● Extracted information
= = = = =
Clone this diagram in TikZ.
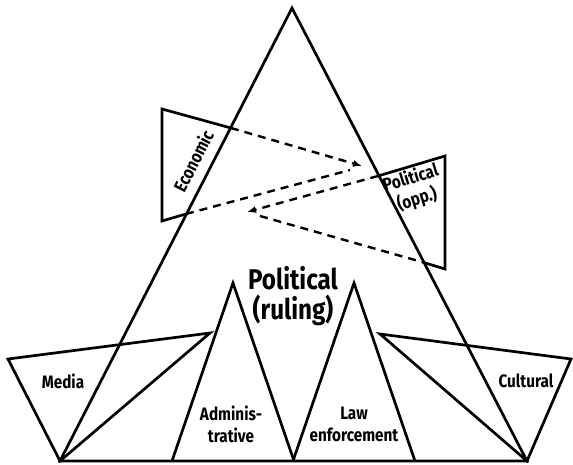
= = = = =
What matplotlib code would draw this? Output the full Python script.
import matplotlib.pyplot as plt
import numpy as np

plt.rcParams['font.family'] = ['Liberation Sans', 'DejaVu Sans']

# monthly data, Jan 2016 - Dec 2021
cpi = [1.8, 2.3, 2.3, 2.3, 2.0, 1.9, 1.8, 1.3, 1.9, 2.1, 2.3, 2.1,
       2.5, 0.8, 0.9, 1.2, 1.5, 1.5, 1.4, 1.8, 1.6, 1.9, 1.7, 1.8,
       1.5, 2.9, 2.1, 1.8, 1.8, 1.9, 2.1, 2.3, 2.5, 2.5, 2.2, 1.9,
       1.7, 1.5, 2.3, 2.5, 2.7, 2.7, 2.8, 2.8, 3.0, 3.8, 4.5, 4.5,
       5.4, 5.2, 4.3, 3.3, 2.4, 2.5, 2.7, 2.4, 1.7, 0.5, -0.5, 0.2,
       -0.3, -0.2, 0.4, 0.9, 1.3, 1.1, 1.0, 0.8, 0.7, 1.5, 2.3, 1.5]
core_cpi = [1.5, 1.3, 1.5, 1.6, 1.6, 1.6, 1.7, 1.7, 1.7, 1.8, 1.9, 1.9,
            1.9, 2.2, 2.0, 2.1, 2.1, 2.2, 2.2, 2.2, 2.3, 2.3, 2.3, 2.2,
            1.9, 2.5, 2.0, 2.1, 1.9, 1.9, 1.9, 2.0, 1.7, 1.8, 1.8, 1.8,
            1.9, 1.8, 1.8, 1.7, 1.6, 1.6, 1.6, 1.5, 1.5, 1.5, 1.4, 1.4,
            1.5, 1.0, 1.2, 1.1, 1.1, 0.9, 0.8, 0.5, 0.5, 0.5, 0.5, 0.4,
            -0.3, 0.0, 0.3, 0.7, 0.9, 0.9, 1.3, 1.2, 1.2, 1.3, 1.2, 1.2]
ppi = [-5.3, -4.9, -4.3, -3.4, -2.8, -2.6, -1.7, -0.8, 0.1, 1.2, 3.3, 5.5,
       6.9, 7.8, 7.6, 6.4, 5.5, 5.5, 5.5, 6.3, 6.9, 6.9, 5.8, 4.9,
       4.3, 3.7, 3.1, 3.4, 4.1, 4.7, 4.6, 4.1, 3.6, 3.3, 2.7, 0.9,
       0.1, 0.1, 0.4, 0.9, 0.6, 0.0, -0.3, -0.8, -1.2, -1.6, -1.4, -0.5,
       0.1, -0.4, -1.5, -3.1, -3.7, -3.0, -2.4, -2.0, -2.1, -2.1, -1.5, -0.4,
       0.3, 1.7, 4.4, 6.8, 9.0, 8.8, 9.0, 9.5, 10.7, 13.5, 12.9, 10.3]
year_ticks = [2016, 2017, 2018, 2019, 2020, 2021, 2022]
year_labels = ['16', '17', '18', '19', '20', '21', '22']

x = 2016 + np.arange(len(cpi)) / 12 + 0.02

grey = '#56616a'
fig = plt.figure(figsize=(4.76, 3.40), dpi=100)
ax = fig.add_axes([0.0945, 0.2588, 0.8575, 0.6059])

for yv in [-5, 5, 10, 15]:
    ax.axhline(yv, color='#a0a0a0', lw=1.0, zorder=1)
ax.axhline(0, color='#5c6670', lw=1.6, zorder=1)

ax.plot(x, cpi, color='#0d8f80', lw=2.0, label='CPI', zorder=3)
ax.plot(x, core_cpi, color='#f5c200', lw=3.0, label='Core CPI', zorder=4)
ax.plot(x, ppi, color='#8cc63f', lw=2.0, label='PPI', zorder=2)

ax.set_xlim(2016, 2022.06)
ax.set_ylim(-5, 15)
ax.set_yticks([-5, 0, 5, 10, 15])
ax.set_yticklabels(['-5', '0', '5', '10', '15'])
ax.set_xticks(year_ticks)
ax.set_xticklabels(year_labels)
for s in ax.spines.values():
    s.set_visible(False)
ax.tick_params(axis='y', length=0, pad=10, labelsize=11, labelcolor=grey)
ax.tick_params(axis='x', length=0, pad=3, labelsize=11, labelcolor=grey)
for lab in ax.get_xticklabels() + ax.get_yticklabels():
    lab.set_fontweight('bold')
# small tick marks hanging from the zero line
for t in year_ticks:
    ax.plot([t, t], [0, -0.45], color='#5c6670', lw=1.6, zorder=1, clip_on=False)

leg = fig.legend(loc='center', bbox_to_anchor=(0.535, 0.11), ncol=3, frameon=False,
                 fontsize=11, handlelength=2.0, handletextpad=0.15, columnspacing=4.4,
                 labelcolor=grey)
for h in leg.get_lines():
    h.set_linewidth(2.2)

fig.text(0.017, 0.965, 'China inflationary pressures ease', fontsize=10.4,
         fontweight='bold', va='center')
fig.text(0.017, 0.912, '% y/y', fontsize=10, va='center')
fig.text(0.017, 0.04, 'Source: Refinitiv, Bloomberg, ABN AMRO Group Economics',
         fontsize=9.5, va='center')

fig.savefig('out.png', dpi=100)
= = = = =
Answer with a single number: the count of lines holding the word "this".

2